Naturally, we begin with our SSTs outlook. With respect to our last update, the forecast for SST anomalies in the central/eastern Pacific is pointing to even warmer conditions for the next three months, with the ensemble mean SST anomaly slightly below the La Nina threshold. The cold anomaly in the Pacific is predicted to reduce also in terms of the extension.
The Indian Ocean dipole (IOD is still predicted to be neutral. Therefore, it is not expected to play an important role in the rainfall pattern of this region. A dipole pattern in the South Atlantic (cold/warm SST from north to south) is still predicted to be present and is influencing the rainfall anomalies over South America (see the next page). The long-term probability forecast is suggesting neutral/La Nina conditions for the next three months. Neutral phase of ENSO should be the most likely scenario for most of the year, until October at least.
As a result, our rainfall anomalies outlook for the Western Hemisphere indicates wet Amazon basin and Central Brazil but dry Southern Brazil. The impact on the South-East of US and the plains is expected to be towards wet conditions.
For the Eastern Hemisphere, our proprietary climate model is suggesting wet North-West of Europe and southern Scandinavia but dry South-West Europe. Our temperature anomalies outlook for February/March/April points to a warmer than average North and Central Europe while Russia and Scandinavia are expected to be cold.
Figure 1. Source: Marex Research
Short-term Fundamental Market Conditions
The surge of wheat exports should come as no surprise due the seasonality of this commodity. Our data, displayed in Figure 1a, revealed that Ukraine and not Russia was by far the most important supplier of wheat with >60% market share during the main export season (Aug-Nov).

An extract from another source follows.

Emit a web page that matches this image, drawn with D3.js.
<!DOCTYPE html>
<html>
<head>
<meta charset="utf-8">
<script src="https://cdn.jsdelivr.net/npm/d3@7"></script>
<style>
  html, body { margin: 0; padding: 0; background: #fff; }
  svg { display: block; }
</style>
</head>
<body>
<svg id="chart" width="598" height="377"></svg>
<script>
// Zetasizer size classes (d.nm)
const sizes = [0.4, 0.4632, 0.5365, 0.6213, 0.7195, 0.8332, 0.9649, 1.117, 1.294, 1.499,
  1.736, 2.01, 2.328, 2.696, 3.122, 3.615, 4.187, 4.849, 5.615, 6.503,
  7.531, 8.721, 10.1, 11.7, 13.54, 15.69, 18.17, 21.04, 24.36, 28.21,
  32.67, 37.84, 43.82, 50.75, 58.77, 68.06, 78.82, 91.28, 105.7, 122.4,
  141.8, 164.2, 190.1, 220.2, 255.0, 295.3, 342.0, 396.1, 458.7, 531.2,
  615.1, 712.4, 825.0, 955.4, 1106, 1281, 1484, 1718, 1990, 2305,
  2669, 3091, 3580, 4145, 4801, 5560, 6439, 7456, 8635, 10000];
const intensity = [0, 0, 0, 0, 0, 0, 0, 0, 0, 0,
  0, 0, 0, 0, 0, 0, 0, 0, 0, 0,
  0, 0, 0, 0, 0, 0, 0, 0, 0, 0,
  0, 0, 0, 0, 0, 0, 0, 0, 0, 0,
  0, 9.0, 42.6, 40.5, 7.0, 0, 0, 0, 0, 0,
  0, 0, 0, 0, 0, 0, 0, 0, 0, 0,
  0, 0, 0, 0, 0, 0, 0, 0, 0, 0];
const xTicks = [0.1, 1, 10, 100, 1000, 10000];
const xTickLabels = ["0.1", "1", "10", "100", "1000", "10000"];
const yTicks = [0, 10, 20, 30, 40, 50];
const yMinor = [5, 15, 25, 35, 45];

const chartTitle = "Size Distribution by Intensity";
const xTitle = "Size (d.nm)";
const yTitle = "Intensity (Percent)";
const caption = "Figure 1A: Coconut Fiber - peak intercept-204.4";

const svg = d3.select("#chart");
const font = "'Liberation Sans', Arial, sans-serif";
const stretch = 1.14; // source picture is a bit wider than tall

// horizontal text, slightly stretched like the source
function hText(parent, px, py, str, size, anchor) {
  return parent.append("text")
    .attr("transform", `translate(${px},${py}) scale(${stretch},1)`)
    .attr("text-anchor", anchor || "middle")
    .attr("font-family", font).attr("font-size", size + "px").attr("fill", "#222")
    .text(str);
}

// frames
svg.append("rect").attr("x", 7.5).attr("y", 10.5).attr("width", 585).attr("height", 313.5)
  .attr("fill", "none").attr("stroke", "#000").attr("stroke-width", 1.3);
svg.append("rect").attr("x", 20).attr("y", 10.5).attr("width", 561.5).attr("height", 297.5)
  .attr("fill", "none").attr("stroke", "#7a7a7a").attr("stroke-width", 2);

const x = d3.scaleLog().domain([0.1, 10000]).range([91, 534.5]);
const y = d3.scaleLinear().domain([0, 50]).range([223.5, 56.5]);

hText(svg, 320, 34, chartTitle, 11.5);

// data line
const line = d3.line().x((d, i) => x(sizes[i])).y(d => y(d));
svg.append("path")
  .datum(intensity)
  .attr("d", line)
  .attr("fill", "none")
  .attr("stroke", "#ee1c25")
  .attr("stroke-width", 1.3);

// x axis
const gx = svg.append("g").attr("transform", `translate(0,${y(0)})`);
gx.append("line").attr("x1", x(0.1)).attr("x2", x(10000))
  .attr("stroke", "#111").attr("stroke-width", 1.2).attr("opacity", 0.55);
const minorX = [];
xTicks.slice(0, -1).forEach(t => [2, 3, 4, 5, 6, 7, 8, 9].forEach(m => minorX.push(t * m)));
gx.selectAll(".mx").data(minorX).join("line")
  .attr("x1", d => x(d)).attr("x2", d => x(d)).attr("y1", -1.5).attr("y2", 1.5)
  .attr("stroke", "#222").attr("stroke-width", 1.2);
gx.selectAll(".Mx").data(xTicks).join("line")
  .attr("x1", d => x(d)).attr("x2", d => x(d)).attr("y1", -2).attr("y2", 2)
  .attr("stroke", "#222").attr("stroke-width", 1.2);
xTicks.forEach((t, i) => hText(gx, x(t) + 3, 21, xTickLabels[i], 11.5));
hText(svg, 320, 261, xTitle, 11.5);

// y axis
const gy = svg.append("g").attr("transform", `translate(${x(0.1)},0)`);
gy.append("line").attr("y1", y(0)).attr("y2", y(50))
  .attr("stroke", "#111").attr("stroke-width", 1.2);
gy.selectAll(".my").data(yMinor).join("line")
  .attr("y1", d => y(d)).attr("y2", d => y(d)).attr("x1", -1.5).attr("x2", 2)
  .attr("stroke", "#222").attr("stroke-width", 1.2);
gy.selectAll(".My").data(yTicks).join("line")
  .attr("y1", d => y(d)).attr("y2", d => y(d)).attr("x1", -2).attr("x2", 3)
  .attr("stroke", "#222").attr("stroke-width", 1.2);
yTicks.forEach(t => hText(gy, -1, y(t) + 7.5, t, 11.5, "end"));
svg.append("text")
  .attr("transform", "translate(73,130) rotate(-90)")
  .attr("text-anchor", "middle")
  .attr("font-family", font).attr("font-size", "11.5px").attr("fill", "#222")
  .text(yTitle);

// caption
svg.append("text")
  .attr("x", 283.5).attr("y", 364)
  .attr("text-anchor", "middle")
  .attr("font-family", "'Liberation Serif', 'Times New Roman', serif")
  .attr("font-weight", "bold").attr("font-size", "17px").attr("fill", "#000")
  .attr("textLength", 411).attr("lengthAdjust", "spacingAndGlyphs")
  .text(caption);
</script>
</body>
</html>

The data is volatile WoW as we saw Russia leading only few weeks back. The dominance of these two origins was, and still is, justified by the attractive import arbs discussed in the Demand section below.
Key wheat exporters: nominal volume and market share
Figures 1a&b. Source: USDA, UkrAgroConsult, ALPEMAR, Marex Research
We calculate the “Import Arbitrage” (Figure 2) from the difference between domestic grains price at key import regions (Med for wheat) and the CIF prices originating in key export regions (export origin labeled next to lines). A positive number implies an incentive to import seaborne grain, which in turn creates the demand-pull for the relevant trade flow. Evidently, and following the recent increase in transportation costs on the international market the Americas (North and South) origins are not pricing competitively on the key Med market. The traditional Black Sea and French origins, on the other hand, are present.
Wheat Import Arbitrage
Figure 2. Source: Bloomberg, Marex Research.
The structural link between credit and price held well in previous years. Unfortunately, we registered some disconnect between credit creation and wheat prices for parts of 2021– see Figure 3.
We qualify the divergence as “negative”, e.g., contracting credit and rising prices, based on the assumption that short-term credit facilitates importers’ demand. The situation has improved markedly during weeks #44-47 when we saw credit flowing back to the marketplace again which sent positive signals to price – see gray area. Contraction of credit in December was also noticed and the price response was therefore largely anticipated.